MOVIES No sugarcoating for 'Layer Cake'
The grim and gritty movie is a no-holds-barred ride through the underworld.
By PHIL VILLARREAL
Try to get past that terrible title, "Layer Cake," and you'll taste the full flavor of the apex of the modern British crime film.
The title, a hyperextended metaphor for the hierarchy of the business world, criminal and otherwise, makes the movie sound like something sweet and fluffy for dining with fine silverware. What you actually get is a stale crumpet to dip in hypercaffeinated, lukewarm tea while dodging a hail of bullets.
That's the oddly fulfilling taste of the underworld, and don't complain about it unless you want a gut punch and a ride in the trunk. This world of drug deals gone bad, high-rolling and staredowns is all business. You don't love the life, you endure it. And it's all for the smell of a roll of pounds to launder into a golden parachute that will let you bail from the game while you've still got all your appendages.
A directoral feat
Director Matthew Vaughn's hardcase film, while spotted with occasional laughs, doesn't glorify or cheapen the criminal experience in the way so many others in the threadbare genre do. It stomps your face in the mud and makes you fear for, instead of idolize, its protagonist.
Vaughn, who produced Guy Ritchie's British Tarantino knockoffs, "Lock, Stock and Two Smoking Barrels" and "Snatch," comes into his own as a defined cinematic voice. "Layer Cake" is as tough to follow and unsanitary as those films, but in taking itself seriously, it manages to surpass its cousins.
"Sprinting Through Quicksand" would be a more apt title for the yarn of an unnamed middle-management drug dealer played by Daniel Craig ("Sylvia").
The Craig character, cool and on top of things, starts off by defining his strict rules of operation, which include avoiding loud attention-getters and treating your operation with proper, unemotional risk management. And then he proceeds to break those rules in a tumble into the darkest depths of the underworld.
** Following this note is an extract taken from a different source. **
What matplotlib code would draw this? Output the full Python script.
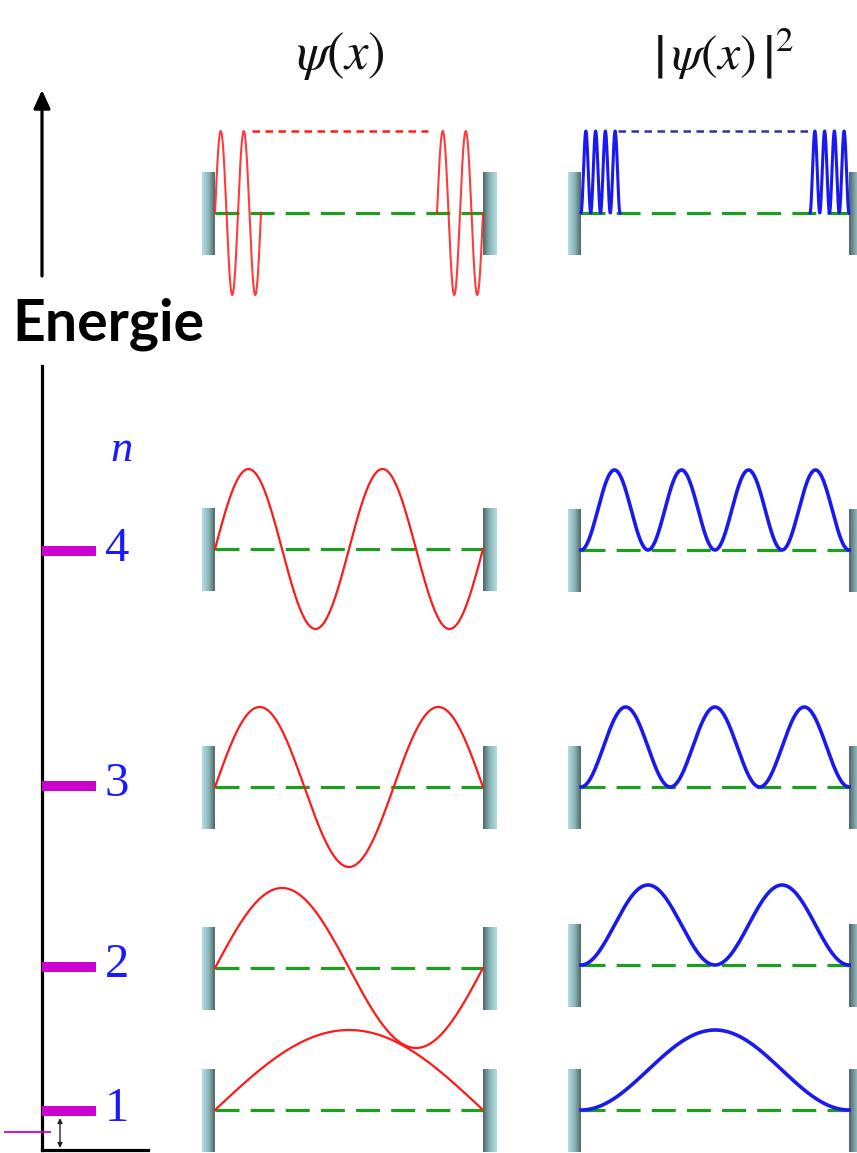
import numpy as np
import matplotlib.pyplot as plt
from matplotlib.colors import LinearSegmentedColormap

# quantum numbers and where each row sits on the page (pixels, y grows downward)
levels = [1, 2, 3, 4]
level_y = [1111, 967, 786, 551]
psi_base = [1110, 968, 787, 549]
prob_base = [1110, 965, 787, 550]
high_base = 213          # row for a very large n
amp = 80                 # amplitude of the drawn waves (px)

psi_x = (215, 483)       # box of the psi(x) column
prob_x = (581, 849)      # box of the |psi(x)|^2 column

W, H = 857, 1153
fig = plt.figure(figsize=(W / 100, H / 100), dpi=100)
ax = fig.add_axes([0, 0, 1, 1])

wall_cmap = LinearSegmentedColormap.from_list('wall', ['#b4dde1', '#8fb8bb', '#4e6868'])
grad = np.linspace(0, 1, 30).reshape(1, -1)


def wall(x0, x1, yb, flip=False):
    g = grad[:, ::-1] if flip else grad
    ax.imshow(g, cmap=wall_cmap, extent=(x0, x1, yb + 42, yb - 41), aspect='auto',
              interpolation='bilinear', zorder=1)


def box(xr, yb):
    wall(xr[0] - 13, xr[0], yb)
    wall(xr[1], xr[1] + 14, yb, flip=True)
    ax.plot(xr, [yb, yb], color='#1e9e1e', lw=2.3, ls=(0, (7.5, 3.5)), zorder=2)


# wave functions for n = 1..4
for n, yb in zip(levels, psi_base):
    box(psi_x, yb)
    x = np.linspace(psi_x[0], psi_x[1], 400)
    L = psi_x[1] - psi_x[0]
    ax.plot(x, yb - amp * np.sin(n * np.pi * (x - psi_x[0]) / L),
            color='#ff1a1a', lw=1.6, zorder=3)

for n, yb in zip(levels, prob_base):
    box(prob_x, yb)
    x = np.linspace(prob_x[0], prob_x[1], 400)
    L = prob_x[1] - prob_x[0]
    ax.plot(x, yb - amp * np.sin(n * np.pi * (x - prob_x[0]) / L) ** 2,
            color='#1a1aee', lw=2.6, zorder=3)

# very large n: only the ends are drawn
box(psi_x, high_base)
period = 23
for xs in (psi_x[0], psi_x[1] - 2 * period):
    x = np.linspace(xs, xs + 2 * period, 200)
    ax.plot(x, high_base - 82 * np.sin(2 * np.pi * (x - xs) / period),
            color='#ff1a1a', lw=1.5, alpha=0.85, zorder=3)
ax.plot([252, 428], [131, 131], color='#ff1a1a', lw=1.8, ls=(0, (3, 2.2)), zorder=3)

box(prob_x, high_base)
period2 = 9.75
for xs in (prob_x[0], prob_x[1] - 4 * period2):
    x = np.linspace(xs, xs + 4 * period2, 300)
    ax.plot(x, high_base - 82 * np.sin(np.pi * (x - xs) / period2) ** 2,
            color='#1a1aee', lw=2.2, zorder=3)
ax.plot([618, 812], [131, 131], color='#333399', lw=1.8, ls=(0, (3, 2.2)), zorder=3)

# column titles
plt.rcParams['mathtext.fontset'] = 'stix'
ax.text(340, 56, r'$\psi(x)$', fontsize=38, ha='center', va='center', color='#111111')
ax.text(724, 54, r'$\left|\,\psi(x)\,\right|^2$', fontsize=36, ha='center', va='center',
        color='#111111')

# energy axis
ax.plot([42, 42], [1150, 366], color='black', lw=2.3, zorder=4)
ax.plot([42, 148], [1150, 1150], color='black', lw=2.3, zorder=4)
ax.annotate('', xy=(42, 90), xytext=(42, 276),
            arrowprops=dict(arrowstyle='-|>,head_length=1.1,head_width=0.5',
                            color='black', lw=2.3, shrinkA=0, shrinkB=0))
ax.text(108, 324, 'Energie', fontfamily='Lato', fontweight='bold', fontsize=41,
        ha='center', va='center', color='black')

ax.barh(level_y, 54, left=42, height=10, color='#cc00cc', zorder=5)
for n, y in zip(levels, level_y):
    ax.text(105, y - 2, str(n), fontfamily='Liberation Serif', fontsize=35,
            color='#1a1aff', ha='left', va='center')
ax.text(110, 450, 'n', fontfamily='Liberation Serif', fontstyle='italic', fontsize=32,
        color='#1a1aff', ha='left', va='center')

# zero-point energy marker
ax.plot([5, 50], [1132, 1132], color='#cc00cc', lw=1.3, zorder=4)
ax.annotate('', xy=(60, 1118), xytext=(60, 1148),
            arrowprops=dict(arrowstyle='<|-|>', color='#222222', lw=1.0,
                            mutation_scale=7, shrinkA=0, shrinkB=0))

ax.set_xlim(0, W)
ax.set_ylim(H, 0)
ax.axis('off')
fig.savefig('out.png', dpi=100)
Having filtered drug money through a real estate front, the Craig character is on the verge of early retirement. He is pulled into a minefield by his supplier, Jimmy (Kenneth Cranham), who commands Craig to find a daughter of the big boss, Gazza (Michael Gambon), and move a super-sized load of ecstasy stolen by the loose-cannon underling, Duke (Jamie Forman).
Craig gets it from both sides while attempting to pull off the jobs, deflecting heat from his bosses while dealing with his sometimes incompetent employees. It's not a good time to start up a relationship, but in saunters an irresistible clubber named Tammy (Sienna Miller), whose looks may literally kill.
That sinking feeling
Craig is in complete Steve McQueen mode, projecting a stoic, self-assured inner calm with the ability to unleash surgically precise fury when need be.
He is a string-puller and negotiator, making things up as he goes along, sinking an inch deeper with each move.
Business rules don't quite account for daughters who don't want to be found, and stolen ecstacy does not elude its proper owners without a fight. Deeper and deeper you sink, and here come the bullets. Nothing sweet here, and a stale crumpet and bad tea don't sound so bad right about now, because anything tastes better than a mouthful of hot lead.